You have the option of multiple cable type from cat5 to cat6A and their prices vary from type to type. The price is only one thing to keep in mind. Think of your future telecommunications systems and it's specifications. It would not be wise to install less than cat5 and it's almost better to go with at least cat6 moving forward. Most modern systems need high speed and great memory to function as desired. Don't forget you may need to upgrade in the future so make sure the lines are ran properly and can be upgraded or easily replaced if damaged. Remember labor is typically the most expensive part of the project so choosing a good solid option is the way to go. I would advise minimum of cat6 to ensure a good use life for the wire and to be ready when you replace equipment that may require more than older wire types like cat5.
All data cabling are twisted pairs that hold a magnetic field caused by low voltage that runs through the cable. When running parallel to electric cabling you run the chance of causing noisy communication and can even result in the transmission not even making from point A to B. It's ok to run close and of course in most cases you don't have a choice but be sure to leave 1-2 feet of separation if possible. Using zip ties or j-hooks that screw to the wall or frame is ideal to hold the cable above the electric wires in commercial ceilings. Also, no cables of any kind should run with power in the same cable tray, separate them by a metal trough.
It's easy to be worried about getting it done quickly and getting on line asap but that's only half of it! Your network cabling systems should look great and have the wires managed properly and dressed into the rack exactly at the perfect length. You should have all the labels in the same general area on the wires to be seen easily, so if there is an issue, it can be fixed without additional work. Also, you need to have a service loop on all the wires in the ceiling just in case you have to move the rack. Without this, if there is a problem with your lines it will cost you more to fix it than it should. The tech would have to tone out the wires, untangle and get them back to the correct location. In the worst case the wire would need to be ran again and it's hard to do properly if all the wires are in a mess.
This is no longer the case but voice cabling used to be cheaper. This is due to voice only using single pair wires in past. Now days VoIP is the most popular option for phone service and requires data cables.
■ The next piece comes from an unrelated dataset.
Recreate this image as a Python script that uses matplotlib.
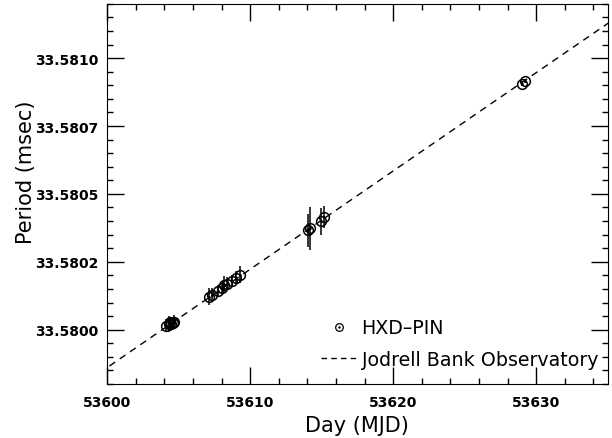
import numpy as np
import matplotlib.pyplot as plt
from matplotlib.lines import Line2D
from matplotlib.legend_handler import HandlerTuple
from matplotlib.ticker import FixedLocator, MultipleLocator

pin_mjd = [53604.15, 53604.3, 53604.4, 53604.5, 53604.6, 53604.7,
           53607.13, 53607.34, 53607.76, 53608.04, 53608.18, 53608.39,
           53608.74, 53609.02, 53609.30,
           53614.06, 53614.22, 53614.95, 53615.15,
           53628.98, 53629.22]
pin_period = [33.580015, 33.580022, 33.580028, 33.580020, 33.580026, 33.580030,
              33.580122, 33.580129, 33.580144, 33.580155, 33.580166, 33.580170,
              33.580181, 33.580192, 33.580203,
              33.580366, 33.580373, 33.580399, 33.580414,
              33.580906, 33.580916]
pin_err = [2.5e-5, 3e-5, 2e-5, 2.5e-5, 2e-5, 2.5e-5,
           3e-5, 2.5e-5, 2e-5, 2.5e-5, 3e-5, 2.5e-5,
           2e-5, 2.5e-5, 3e-5,
           6e-5, 8e-5, 5e-5, 4e-5,
           8e-6, 8e-6]

# Jodrell Bank ephemeris (straight line)
jbo_mjd = [53598, 53637]
jbo_period = [33.579788, 33.581200]

yticks = [33.5800, 33.58025, 33.5805, 33.58075, 33.5810]
ytick_labels = ['33.5800', '33.5802', '33.5805', '33.5807', '33.5810']
xticks = [53600, 53610, 53620, 53630]

fig = plt.figure(figsize=(6.12, 4.39), dpi=100)
ax = fig.add_axes([0.175, 0.123, 0.818, 0.866])

ax.plot(jbo_mjd, jbo_period, color='black', lw=1, dashes=(5, 4))
ax.errorbar(pin_mjd, pin_period, yerr=pin_err, fmt='o', ms=7, mfc='none',
            mec='black', mew=1.1, ecolor='black', elinewidth=1.1, capsize=0)
ax.plot(pin_mjd, pin_period, '.', color='black', ms=2)

ax.set_xlim(53600, 53635)
ax.set_ylim(33.5798, 33.5812)

ax.xaxis.set_major_locator(FixedLocator(xticks))
ax.xaxis.set_minor_locator(MultipleLocator(2))
ax.set_yticks(yticks)
ax.set_yticklabels(ytick_labels)
ax.yaxis.set_minor_locator(MultipleLocator(0.00005))
ax.ticklabel_format(axis='x', useOffset=False, style='plain')

ax.tick_params(which='both', direction='in', top=True, right=True, width=1)
ax.tick_params(which='major', length=12)
ax.tick_params(which='minor', length=4)
ax.tick_params(axis='x', pad=8)
ax.tick_params(axis='y', pad=6)
for lab in ax.get_xticklabels() + ax.get_yticklabels():
    lab.set_fontsize(10)
    lab.set_fontweight('bold')

ax.set_xlabel('Day (MJD)', fontsize=15, labelpad=4)
ax.set_ylabel('Period (msec)', fontsize=15, labelpad=10)
ax.yaxis.set_label_coords(-0.142, 0.56)

h_pin = (Line2D([], [], ls='none', marker='o', ms=5.5, mfc='none', mec='black', mew=0.9),
         Line2D([], [], ls='none', marker='.', ms=1.5, color='black'))
h_jbo = Line2D([], [], color='black', lw=1, dashes=(4, 3))
ax.legend([h_pin, h_jbo], ['HXD\u2013PIN', 'Jodrell Bank Observatory'],
          handler_map={tuple: HandlerTuple(ndivide=1, pad=0)},
          loc='lower right', bbox_to_anchor=(1.015, -0.005), frameon=False,
          fontsize=13.7, handlelength=1.85, handletextpad=0.28, labelspacing=0.65)

fig.savefig('out.png', dpi=100)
Don't make the mistake of using older cabling for voice if you are running a separate cable for the phone. You need to use the same data cable type.
There are standard distances for all cable types and it does make a difference in most cases if you go beyond the suggested length. Cat5 to Cat6a say the maximum length should be no more than 100 meters or 328 feet. Other cable types vary, USB is max 50 feet and HDMI is 50 feet as well. Going further with your cabling can cause slow transmission or nosy connections.
I get it, we all want to save money. You can create an unintended bottleneck if you are daisy chaining from mini switch to mini switch. It pays off to run a few more cables or so. This can clog your network when there's a need for a lot of network resources. Also, while running the cable you need to make sure you measure from the ceiling down to the floor in the rack room. Believe me, you do not want to find out your lines are too short to punch down in the rack.
Get the proper tools and test your network cables. Don't ignore the standards while installing your network cabling. You need to confirm the lengths and specifications of your cable are inline with the needs of your network devices. Also, check that the transmission speeds needed are compatible with the cabling you selected. The last thing you want to do is rerun all the cables due to your needs exceeding the cable's capability. One tool we use is a IPC tester. IT runs all the testing you can imagine! It has the capability of testing IP/CVBS or HDMI IN & IP at the same time. We can even run RJ45 cable, TDR test and UTP cable test.